Não há melhor adjetivo para qualificar “Essential Killing” que visceral. O filme de Jerzy Skolimowski é uma curta experiência (apenas 80 minutos) de crueza e brutalidade praticamente inigualável. O “essencial” do título é fio condutor de uma trama que mostra a universalidade da luta instintiva do homem na terra: tudo se reduz a essência do corpo, a essência da natureza. Não há moralidade, valores, ideais quando o ser humano retorna ao objetivo básico de sua existência: permanecer vivo.
A história contada por “Essential Killing” é a de Mohammed (Vicent Gallo), guerrilheiro capturado por tropas americanas no Afeganistão que consegue escapar durante um acidente no transporte de prisioneiros e passa a lutar pela sobrevivência em um ambiente desconhecido e hostil.
Vicent Gallo não possui uma única fala no roteiro, e só sabemos o nome de sua personagem quando sobem os créditos finais, mas a intensidade de sua atuação é espantosa. O semblante do ator é puro sofrimento e confusão, e, em suas poucas interações com outras personagens, seu olhar atordoado desempenha a função das falas suprimidas.
Aliás, o filme é quase todo silêncio. A trilha sonora é quase inexistente, só aparecendo de forma atmosférica em algumas passagens; a única personagem que entra em contato mais extenso com Mohammed é uma surda-muda interpretada por Emmanuelle Seigner; e a paisagem desolada, coberta de gelo e vegetação morta, é de uma solidão sufocante.

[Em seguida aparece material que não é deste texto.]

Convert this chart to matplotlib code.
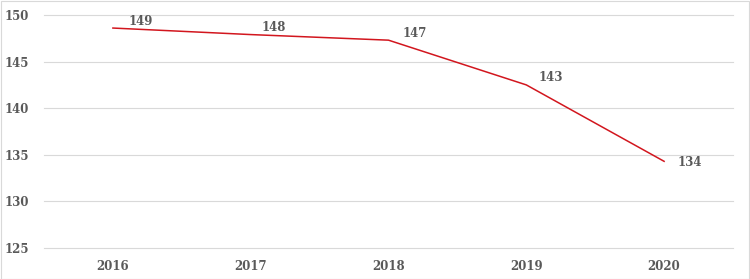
import matplotlib.pyplot as plt
from matplotlib.patches import Rectangle

# Chart data
years = ["2016", "2017", "2018", "2019", "2020"]
values = [148.6, 147.9, 147.3, 142.5, 134.3]
labels = ["149", "148", "147", "143", "134"]
# label offsets in points (dx, dy)
label_offsets = [(11, 5), (8, 5), (10, 5), (9, 5), (10, -1)]

text_color = "#595959"
grid_color = "#d9d9d9"

fig = plt.figure(figsize=(7.5, 2.79), dpi=100)
ax = fig.add_axes([44 / 750, 31 / 279, (733 - 44) / 750, (248 - 15) / 279])

x = list(range(len(years)))
ax.plot(x, values, color="#d2161e", linewidth=1.1)

for xi, v, lab, (dx, dy) in zip(x, values, labels, label_offsets):
    ax.annotate(lab, (xi, v), xytext=(dx, dy), textcoords="offset points",
                ha="left", va="center", fontsize=8.5, fontweight="bold",
                family="DejaVu Serif", color=text_color)

ax.set_xlim(-0.5, len(years) - 0.5)
ax.set_ylim(125, 150)
ax.set_yticks([125, 130, 135, 140, 145, 150])
ax.set_xticks(x)
ax.set_xticklabels(years)

for lbl in ax.get_xticklabels() + ax.get_yticklabels():
    lbl.set_family("DejaVu Serif")
    lbl.set_fontweight("bold")
    lbl.set_fontsize(8.5)
    lbl.set_color(text_color)

ax.tick_params(axis="both", length=0)
ax.tick_params(axis="x", pad=9)
ax.tick_params(axis="y", pad=11)
ax.grid(axis="y", color=grid_color, linewidth=0.8)
for gl in ax.get_ygridlines():
    gl.set_clip_on(False)
ax.set_axisbelow(True)
for s in ax.spines.values():
    s.set_visible(False)

# light border round the whole chart
fig.patches.append(Rectangle((0.5 / 750, 0.5 / 279), 1 - 1.5 / 750, 1 - 1.5 / 279,
                             transform=fig.transFigure, fill=False,
                             edgecolor="#d9d9d9", linewidth=0.8))

fig.savefig("out.png", dpi=100)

Mas o silêncio é contraposto pelo desespero interior de Mohammed, sucumbindo ao imediatismo das exigências fundamentais da vida: comida, calor, abrigo. Acompanhamos tudo pelo seu olhar, e não sabemos como espectador mais do que ele sabe. Não nos fica claro nem o lugar do mundo em que ele se encontra, podemos apenas supor que seja na Rússia ou algum país nórdico devido ao clima e ao idioma falado por alguns personagens. As poucas alusões ao seu passado são feitas através de sonhos e alucinações, e as menções ao idealismo islâmico, a morte por Alá, aparecem em contraste com a situação e luta pela vida do personagem. E é interessante notar a inversão de papéis que ocorre: desta vez não é o soldado americano em ambiente estranho que nos é apresentado, e sim um afegão, que deixa o deserto e a areia e se descobre nas estepes congeladas de algum país estrangeiro.
Mas Skolimowski não se preocupa com discursos políticos e antibélicos. Sua intenção é mostrar um homem como todos nós em uma situação extrema. Sua opção por nos deixar sozinhos com Mohammed é o que transforma o filme em uma vivência quase física e cruel.
Como de praxe, o diretor ainda nos brinda com belos planos e algumas cenas belíssimas, como a da mãe amamentando um bebê e a comovente cena final.
Em resumo, “Essential Killing” é um filme forte e poderoso. Sem dúvida um dos melhores já feitos sobre o tema da sobrevivência.